__Your task__. Set down the lines from the one containing "Rebuild this chart" to the one containing "import matplotlib.pyplot as plt", both lines included, exactly as they stand and with no other lines.

########

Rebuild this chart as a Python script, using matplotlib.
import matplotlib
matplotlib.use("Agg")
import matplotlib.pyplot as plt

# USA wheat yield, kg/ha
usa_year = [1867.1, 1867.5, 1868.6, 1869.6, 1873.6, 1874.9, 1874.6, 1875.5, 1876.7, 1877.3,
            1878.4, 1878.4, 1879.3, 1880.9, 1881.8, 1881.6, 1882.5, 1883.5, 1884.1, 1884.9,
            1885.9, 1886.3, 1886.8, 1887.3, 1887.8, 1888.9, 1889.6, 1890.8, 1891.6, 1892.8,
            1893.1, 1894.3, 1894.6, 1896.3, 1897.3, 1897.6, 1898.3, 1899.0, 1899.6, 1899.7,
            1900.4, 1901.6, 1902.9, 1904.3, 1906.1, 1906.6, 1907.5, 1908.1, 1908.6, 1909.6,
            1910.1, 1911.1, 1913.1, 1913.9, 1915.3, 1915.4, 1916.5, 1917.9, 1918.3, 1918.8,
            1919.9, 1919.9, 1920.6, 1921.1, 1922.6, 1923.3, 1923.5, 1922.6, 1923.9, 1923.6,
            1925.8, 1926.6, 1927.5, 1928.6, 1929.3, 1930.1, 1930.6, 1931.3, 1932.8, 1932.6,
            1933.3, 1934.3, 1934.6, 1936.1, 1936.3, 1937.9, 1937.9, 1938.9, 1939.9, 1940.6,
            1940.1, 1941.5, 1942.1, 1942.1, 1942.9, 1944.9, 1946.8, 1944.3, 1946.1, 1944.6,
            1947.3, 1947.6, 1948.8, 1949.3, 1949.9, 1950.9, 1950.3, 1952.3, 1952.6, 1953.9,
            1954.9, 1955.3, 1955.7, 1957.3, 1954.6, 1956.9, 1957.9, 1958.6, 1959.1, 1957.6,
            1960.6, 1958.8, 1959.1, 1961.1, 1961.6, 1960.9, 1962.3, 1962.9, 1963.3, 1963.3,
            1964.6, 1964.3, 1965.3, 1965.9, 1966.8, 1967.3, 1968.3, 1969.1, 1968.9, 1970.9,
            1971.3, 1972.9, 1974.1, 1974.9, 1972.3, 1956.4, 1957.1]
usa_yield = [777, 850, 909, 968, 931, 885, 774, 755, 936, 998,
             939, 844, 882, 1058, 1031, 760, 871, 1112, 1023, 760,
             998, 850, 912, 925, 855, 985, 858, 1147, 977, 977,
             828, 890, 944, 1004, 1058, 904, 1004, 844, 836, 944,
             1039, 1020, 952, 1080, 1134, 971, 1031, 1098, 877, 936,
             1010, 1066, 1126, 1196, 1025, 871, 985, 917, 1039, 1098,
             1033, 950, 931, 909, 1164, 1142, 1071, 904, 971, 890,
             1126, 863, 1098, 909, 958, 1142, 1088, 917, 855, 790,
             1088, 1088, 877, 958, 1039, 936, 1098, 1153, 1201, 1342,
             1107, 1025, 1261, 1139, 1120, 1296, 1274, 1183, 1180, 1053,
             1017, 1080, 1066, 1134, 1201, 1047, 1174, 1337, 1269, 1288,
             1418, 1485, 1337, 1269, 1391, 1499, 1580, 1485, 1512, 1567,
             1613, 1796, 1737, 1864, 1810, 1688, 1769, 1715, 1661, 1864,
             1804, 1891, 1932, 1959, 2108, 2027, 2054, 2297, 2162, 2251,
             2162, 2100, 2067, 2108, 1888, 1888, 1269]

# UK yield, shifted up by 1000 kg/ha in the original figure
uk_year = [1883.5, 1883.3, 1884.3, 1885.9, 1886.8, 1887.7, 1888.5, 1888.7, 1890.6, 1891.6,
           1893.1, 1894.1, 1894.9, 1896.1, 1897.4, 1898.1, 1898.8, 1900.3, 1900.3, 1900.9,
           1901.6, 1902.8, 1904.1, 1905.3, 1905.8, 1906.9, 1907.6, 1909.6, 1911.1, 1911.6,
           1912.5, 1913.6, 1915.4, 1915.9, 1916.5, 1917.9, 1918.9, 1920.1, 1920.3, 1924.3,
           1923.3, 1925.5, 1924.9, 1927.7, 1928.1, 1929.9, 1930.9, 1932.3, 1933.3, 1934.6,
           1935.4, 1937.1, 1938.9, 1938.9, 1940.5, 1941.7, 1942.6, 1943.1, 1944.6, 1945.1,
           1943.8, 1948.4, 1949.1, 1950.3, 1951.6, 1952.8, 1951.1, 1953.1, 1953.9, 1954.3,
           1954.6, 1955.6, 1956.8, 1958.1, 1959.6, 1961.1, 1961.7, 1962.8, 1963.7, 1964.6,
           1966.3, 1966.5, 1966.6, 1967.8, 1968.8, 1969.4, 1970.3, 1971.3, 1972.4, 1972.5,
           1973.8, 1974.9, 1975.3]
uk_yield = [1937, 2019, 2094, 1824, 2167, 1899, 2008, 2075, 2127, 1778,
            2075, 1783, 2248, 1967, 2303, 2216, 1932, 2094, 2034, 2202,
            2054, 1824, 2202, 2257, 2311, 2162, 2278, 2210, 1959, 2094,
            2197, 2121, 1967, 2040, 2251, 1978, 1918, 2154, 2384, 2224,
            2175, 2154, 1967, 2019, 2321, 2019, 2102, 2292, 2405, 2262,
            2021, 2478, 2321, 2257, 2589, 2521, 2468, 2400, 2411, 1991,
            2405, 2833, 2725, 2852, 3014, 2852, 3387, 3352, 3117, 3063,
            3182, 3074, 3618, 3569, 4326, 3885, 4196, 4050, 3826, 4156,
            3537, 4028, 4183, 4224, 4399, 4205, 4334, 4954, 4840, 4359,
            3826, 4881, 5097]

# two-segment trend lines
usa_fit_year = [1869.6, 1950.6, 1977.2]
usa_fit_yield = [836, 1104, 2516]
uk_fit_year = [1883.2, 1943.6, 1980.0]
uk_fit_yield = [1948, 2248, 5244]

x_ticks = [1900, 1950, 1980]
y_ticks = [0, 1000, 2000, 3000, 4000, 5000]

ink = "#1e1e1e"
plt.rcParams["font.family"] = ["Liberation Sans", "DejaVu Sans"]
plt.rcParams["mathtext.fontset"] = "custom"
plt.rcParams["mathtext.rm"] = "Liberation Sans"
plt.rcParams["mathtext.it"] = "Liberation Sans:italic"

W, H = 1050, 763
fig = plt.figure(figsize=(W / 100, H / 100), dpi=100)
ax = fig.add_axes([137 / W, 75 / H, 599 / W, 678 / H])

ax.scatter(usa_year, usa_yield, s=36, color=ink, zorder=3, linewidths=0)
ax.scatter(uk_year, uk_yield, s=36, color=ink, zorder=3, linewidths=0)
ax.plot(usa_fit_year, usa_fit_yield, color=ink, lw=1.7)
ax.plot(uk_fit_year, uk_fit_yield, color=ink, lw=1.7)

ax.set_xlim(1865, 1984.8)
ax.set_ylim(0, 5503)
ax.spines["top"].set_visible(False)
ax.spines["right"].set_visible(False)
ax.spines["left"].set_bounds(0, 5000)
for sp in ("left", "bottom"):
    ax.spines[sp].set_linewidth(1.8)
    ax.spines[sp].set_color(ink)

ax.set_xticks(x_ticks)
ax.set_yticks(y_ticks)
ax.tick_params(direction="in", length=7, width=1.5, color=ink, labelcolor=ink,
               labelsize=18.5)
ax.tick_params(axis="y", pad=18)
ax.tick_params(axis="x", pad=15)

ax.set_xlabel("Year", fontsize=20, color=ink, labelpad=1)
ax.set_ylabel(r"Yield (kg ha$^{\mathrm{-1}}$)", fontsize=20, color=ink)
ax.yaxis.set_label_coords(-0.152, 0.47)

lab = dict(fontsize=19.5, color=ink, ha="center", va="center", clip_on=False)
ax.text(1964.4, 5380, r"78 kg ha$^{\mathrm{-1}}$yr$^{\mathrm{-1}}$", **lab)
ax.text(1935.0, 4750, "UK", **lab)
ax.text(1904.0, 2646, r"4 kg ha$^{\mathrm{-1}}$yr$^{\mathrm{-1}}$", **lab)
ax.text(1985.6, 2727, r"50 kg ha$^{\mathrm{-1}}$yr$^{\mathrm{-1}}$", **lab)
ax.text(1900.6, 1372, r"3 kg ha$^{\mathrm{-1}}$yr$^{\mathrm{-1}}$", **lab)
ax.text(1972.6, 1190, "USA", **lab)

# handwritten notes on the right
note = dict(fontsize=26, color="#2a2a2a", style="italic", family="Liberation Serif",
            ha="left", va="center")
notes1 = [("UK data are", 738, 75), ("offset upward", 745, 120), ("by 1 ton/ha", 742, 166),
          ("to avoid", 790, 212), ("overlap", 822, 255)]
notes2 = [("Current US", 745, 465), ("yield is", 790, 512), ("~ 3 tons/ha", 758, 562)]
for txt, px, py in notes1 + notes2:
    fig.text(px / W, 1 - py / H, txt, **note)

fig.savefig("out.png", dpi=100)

########

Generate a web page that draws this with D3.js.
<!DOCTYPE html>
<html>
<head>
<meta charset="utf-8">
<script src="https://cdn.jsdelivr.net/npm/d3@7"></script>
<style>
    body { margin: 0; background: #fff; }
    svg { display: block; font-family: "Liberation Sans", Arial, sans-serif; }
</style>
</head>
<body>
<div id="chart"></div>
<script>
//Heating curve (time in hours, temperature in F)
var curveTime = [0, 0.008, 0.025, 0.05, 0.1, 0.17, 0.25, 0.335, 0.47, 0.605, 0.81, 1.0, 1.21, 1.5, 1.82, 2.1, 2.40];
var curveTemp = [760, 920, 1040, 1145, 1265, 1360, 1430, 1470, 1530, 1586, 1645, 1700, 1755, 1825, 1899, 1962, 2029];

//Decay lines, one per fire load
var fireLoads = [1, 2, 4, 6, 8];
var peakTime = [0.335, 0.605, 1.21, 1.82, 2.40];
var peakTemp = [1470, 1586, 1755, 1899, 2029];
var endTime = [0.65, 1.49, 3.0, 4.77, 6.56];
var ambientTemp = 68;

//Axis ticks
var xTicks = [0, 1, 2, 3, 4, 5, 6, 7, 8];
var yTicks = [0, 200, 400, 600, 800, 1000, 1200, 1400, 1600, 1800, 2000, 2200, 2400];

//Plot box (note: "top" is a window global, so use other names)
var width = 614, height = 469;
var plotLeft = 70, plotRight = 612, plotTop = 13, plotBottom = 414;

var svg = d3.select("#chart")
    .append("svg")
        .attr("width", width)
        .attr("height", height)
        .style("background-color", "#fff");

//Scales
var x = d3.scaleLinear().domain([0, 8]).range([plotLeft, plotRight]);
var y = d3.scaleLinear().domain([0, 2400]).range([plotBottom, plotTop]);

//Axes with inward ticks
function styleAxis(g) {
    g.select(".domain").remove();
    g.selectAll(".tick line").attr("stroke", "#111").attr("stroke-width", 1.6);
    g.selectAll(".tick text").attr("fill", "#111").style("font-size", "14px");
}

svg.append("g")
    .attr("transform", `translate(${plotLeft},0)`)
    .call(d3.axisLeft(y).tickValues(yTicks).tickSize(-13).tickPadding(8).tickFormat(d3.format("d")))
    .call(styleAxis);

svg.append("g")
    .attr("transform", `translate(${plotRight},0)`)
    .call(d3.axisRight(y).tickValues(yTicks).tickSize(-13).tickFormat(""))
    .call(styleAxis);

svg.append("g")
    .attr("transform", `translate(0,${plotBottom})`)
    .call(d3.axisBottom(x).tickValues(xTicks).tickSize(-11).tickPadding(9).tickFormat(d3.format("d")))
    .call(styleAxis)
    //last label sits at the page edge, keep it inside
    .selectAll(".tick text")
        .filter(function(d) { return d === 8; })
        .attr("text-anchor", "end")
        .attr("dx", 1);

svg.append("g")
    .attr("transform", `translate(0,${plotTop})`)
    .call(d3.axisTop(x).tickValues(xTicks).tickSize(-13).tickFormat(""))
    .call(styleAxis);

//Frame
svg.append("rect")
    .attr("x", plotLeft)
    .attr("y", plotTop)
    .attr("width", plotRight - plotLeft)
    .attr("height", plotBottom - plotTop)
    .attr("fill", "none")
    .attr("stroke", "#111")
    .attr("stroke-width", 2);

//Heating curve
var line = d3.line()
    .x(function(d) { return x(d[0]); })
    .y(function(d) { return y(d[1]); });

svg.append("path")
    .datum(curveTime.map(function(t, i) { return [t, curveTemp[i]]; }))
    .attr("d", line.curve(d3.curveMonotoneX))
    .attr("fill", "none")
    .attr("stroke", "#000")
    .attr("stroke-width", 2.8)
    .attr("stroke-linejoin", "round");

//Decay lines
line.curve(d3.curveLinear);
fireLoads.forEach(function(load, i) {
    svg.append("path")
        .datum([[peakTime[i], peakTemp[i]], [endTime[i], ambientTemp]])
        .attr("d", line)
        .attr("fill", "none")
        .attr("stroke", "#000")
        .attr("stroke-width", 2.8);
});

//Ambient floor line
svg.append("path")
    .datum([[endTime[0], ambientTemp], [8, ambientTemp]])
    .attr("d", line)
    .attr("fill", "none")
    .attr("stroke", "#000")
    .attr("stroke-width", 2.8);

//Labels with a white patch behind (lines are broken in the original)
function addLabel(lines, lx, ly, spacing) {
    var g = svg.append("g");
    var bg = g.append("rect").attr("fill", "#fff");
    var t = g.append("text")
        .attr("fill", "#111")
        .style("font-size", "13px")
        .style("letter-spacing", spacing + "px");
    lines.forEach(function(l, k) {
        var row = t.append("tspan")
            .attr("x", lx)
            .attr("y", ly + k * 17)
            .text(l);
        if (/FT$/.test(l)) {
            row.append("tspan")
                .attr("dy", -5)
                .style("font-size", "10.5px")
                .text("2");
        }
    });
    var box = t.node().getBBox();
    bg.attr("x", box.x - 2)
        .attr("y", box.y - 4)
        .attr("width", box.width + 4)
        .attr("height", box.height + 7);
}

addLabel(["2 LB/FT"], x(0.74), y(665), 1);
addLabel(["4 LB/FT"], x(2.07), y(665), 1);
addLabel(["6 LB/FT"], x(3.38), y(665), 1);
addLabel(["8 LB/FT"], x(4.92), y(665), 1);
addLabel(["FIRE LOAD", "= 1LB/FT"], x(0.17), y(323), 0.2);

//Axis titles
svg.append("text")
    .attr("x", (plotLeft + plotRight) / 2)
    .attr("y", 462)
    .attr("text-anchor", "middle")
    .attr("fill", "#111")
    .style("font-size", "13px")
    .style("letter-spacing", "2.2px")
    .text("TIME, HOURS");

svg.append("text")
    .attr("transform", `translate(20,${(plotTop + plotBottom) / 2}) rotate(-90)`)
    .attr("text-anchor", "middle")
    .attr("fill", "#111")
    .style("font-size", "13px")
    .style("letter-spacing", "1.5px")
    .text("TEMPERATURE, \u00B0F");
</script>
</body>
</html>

########

__Solution to the problem__.
Rebuild this chart as a Python script, using matplotlib.
import matplotlib
matplotlib.use("Agg")
import matplotlib.pyplot as plt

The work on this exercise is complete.